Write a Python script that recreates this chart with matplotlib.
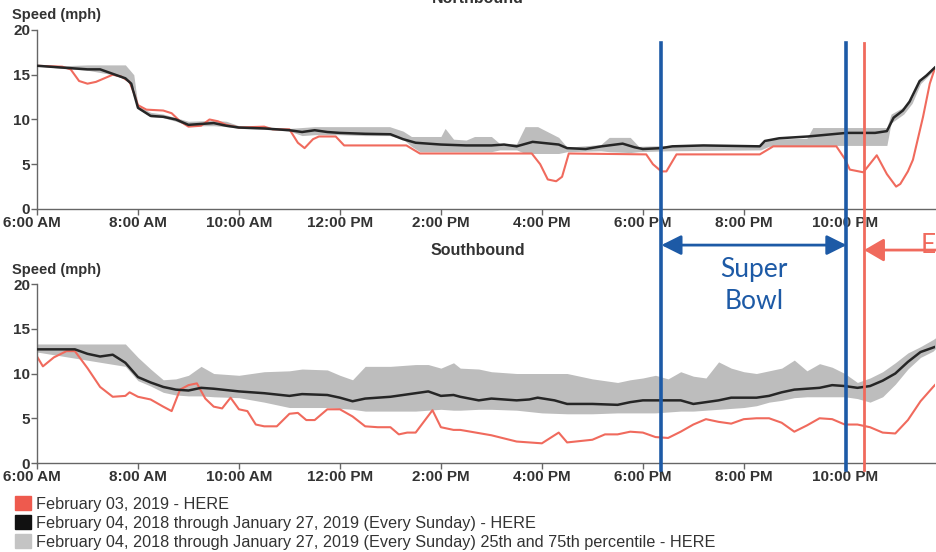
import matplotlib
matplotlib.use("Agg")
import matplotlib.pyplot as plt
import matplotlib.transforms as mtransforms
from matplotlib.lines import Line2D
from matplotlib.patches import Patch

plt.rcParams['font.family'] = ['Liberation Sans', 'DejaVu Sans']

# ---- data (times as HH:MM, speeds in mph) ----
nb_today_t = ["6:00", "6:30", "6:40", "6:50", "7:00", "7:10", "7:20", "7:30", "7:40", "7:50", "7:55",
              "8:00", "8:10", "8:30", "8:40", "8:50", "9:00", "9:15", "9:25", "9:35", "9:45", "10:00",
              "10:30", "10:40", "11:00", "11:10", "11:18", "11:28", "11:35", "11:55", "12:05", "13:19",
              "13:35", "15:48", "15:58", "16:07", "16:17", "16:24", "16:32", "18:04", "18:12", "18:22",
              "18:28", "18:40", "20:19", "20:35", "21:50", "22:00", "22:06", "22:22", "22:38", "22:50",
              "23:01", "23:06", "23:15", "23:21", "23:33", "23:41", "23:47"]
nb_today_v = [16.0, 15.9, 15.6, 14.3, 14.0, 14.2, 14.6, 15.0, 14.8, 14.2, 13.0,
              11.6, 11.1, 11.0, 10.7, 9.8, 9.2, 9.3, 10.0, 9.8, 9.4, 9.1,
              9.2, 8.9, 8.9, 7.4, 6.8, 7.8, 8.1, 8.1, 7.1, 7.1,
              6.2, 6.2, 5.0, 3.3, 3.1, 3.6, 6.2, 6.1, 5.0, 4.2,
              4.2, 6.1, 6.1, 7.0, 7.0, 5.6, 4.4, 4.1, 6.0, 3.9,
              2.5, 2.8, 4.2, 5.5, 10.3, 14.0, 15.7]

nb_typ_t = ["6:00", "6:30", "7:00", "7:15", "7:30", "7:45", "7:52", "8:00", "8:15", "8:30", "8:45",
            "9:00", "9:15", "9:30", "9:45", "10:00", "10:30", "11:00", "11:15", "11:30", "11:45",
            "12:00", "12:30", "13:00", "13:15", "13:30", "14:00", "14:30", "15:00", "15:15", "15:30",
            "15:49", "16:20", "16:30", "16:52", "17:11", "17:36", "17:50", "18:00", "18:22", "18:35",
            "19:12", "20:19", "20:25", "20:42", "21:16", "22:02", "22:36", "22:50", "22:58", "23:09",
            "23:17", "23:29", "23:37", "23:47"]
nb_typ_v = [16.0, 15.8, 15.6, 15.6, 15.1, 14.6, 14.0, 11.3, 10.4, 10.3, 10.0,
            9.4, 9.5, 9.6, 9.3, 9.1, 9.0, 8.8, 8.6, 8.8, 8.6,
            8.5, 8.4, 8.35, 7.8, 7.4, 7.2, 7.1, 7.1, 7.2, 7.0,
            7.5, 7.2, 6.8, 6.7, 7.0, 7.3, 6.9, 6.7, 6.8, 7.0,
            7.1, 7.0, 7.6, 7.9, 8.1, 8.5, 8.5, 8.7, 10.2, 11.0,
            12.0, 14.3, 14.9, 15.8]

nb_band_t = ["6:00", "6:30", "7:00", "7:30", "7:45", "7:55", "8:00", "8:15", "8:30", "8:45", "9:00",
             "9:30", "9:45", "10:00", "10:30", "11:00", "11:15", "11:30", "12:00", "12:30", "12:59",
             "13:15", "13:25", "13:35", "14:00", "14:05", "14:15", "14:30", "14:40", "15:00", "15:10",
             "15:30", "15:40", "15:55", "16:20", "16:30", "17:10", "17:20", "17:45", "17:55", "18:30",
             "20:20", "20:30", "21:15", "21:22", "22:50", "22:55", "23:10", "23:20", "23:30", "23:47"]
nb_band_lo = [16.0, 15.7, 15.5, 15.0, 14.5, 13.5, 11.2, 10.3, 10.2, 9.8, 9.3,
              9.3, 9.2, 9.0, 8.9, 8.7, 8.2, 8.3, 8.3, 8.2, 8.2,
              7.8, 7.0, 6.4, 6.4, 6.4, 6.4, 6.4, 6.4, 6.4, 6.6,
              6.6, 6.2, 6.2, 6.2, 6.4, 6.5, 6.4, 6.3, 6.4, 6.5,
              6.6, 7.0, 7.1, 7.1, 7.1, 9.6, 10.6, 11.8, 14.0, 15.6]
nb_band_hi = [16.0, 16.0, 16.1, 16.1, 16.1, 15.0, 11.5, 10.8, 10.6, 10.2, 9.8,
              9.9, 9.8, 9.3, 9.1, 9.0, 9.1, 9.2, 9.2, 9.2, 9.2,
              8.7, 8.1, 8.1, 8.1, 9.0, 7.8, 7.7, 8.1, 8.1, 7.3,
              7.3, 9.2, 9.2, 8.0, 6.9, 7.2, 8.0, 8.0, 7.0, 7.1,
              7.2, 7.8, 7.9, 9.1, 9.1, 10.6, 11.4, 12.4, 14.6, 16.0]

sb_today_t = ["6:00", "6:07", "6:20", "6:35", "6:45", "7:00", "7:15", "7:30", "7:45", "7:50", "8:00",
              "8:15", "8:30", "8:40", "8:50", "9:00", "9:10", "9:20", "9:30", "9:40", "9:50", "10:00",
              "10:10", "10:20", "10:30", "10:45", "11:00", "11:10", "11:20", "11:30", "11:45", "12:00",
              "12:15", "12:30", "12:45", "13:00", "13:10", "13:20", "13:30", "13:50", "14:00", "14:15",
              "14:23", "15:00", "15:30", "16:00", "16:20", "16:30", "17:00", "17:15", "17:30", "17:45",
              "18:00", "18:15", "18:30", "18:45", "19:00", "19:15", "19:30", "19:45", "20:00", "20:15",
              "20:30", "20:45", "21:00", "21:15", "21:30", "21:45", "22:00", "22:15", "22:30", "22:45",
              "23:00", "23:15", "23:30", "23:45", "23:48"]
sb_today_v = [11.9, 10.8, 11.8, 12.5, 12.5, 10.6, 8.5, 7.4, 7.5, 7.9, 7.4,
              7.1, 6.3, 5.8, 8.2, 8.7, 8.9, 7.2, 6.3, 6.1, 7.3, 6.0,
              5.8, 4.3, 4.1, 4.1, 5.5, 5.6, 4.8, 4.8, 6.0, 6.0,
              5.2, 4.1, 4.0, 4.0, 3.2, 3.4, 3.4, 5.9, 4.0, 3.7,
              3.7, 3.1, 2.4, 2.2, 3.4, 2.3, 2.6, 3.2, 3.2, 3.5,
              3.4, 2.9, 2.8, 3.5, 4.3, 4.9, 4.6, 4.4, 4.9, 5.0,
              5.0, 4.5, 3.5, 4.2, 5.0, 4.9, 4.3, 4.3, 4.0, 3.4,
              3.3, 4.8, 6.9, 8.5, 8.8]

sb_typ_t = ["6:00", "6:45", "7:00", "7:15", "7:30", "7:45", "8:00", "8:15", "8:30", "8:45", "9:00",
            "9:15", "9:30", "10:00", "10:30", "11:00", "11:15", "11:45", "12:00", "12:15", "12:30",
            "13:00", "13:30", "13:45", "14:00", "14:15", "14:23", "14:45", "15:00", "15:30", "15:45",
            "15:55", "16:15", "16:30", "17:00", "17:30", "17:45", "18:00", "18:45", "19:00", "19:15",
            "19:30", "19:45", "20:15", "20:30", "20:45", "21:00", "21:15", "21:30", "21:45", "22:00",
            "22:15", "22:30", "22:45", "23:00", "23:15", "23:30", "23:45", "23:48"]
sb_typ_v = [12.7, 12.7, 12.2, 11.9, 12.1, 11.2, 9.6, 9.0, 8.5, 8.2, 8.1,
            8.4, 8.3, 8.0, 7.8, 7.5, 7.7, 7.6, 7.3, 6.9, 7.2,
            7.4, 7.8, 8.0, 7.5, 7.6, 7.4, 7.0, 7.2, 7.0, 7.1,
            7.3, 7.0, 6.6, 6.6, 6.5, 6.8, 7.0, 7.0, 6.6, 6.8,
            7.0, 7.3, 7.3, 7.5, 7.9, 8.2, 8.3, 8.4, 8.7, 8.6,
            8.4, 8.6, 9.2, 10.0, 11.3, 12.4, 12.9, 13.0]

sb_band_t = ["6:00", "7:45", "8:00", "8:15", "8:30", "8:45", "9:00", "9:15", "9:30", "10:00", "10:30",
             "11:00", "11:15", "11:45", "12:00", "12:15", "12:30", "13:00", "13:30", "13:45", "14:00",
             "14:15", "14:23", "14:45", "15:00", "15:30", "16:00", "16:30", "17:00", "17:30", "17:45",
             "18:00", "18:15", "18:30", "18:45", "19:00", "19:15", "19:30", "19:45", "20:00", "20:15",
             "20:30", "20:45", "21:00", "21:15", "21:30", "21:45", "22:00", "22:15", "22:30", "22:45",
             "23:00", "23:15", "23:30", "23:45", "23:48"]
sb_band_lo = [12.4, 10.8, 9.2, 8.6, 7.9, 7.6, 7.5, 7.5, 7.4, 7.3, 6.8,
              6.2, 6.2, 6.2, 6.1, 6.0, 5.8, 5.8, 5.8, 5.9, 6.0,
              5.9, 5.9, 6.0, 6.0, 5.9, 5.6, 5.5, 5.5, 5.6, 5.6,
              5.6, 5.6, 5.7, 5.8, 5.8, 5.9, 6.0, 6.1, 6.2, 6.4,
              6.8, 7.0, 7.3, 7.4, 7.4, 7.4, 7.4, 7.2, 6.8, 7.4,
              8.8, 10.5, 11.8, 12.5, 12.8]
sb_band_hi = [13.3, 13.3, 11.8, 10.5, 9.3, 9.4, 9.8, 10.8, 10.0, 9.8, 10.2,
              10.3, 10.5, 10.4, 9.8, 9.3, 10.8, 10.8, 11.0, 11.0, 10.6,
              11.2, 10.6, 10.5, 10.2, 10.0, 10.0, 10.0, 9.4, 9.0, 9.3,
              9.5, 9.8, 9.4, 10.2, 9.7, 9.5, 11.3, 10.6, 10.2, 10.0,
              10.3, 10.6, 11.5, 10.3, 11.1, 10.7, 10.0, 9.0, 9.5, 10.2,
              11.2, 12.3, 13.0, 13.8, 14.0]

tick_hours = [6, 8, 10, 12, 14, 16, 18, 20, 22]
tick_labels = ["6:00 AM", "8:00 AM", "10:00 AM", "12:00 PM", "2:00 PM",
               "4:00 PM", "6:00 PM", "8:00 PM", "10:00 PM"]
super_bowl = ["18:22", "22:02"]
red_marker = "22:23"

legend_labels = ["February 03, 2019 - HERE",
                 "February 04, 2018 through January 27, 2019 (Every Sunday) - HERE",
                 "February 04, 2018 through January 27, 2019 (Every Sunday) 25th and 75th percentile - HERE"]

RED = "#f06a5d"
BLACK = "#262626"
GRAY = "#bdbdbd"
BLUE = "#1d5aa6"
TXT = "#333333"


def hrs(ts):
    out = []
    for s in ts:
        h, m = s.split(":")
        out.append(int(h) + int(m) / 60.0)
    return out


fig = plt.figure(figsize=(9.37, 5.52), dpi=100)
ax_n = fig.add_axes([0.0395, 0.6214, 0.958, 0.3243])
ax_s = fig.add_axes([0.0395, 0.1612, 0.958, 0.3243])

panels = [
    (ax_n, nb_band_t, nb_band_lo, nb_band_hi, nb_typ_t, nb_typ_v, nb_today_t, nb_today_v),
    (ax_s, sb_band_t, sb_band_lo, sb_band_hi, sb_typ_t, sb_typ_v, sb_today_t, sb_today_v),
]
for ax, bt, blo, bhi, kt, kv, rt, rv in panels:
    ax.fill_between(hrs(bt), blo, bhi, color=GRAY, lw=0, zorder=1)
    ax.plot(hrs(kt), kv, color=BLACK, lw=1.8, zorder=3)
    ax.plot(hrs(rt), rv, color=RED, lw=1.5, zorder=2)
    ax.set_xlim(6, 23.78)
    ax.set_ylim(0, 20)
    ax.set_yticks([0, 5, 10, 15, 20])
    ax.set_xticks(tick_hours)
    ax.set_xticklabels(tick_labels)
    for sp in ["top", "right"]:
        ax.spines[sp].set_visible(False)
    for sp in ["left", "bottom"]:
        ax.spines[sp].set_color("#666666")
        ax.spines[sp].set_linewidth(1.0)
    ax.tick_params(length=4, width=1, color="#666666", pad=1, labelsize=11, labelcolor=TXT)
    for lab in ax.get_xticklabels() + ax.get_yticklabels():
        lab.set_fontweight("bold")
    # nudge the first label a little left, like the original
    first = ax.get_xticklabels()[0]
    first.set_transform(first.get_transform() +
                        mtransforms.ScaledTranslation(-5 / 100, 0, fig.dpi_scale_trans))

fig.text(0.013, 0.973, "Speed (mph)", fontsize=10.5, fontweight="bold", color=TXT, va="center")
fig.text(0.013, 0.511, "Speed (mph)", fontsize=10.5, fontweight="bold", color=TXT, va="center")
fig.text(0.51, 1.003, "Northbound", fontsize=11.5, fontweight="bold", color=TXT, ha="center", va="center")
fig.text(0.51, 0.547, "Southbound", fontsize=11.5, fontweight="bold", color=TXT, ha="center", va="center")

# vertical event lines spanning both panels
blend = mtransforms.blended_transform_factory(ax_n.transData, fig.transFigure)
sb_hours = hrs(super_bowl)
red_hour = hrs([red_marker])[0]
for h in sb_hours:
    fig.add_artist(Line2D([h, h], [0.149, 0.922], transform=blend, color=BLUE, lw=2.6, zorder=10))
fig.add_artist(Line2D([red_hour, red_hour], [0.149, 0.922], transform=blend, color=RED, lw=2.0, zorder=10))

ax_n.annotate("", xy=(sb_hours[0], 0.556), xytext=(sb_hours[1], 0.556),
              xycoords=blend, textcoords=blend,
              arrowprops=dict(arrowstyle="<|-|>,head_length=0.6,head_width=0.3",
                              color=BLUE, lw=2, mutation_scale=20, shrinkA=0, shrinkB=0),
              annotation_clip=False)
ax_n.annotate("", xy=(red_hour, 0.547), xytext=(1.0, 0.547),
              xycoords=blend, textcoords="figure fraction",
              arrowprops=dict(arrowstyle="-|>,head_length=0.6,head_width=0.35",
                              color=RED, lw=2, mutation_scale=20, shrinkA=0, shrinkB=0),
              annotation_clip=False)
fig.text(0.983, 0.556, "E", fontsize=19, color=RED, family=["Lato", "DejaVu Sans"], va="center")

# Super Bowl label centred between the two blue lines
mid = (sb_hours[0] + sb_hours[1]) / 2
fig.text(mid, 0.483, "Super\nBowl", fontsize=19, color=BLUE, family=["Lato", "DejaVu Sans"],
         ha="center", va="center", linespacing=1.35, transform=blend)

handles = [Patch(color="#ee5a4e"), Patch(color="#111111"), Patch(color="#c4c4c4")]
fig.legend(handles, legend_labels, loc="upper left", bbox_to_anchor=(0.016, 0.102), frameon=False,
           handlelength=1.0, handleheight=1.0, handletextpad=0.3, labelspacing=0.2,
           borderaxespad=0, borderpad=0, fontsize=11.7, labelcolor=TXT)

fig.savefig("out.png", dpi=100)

PROBLEM STATEMENT: Exactly as written, please give again the lines from the beginning of the listing through the line containing "plt.rcParams['font.family'] = ['Liberation", inclusive, without any pictures.

THE ANSWER:
Write a Python script that recreates this chart with matplotlib.
import matplotlib
matplotlib.use("Agg")
import matplotlib.pyplot as plt
import matplotlib.transforms as mtransforms
from matplotlib.lines import Line2D
from matplotlib.patches import Patch

plt.rcParams['font.family'] = ['Liberation Sans', 'DejaVu Sans']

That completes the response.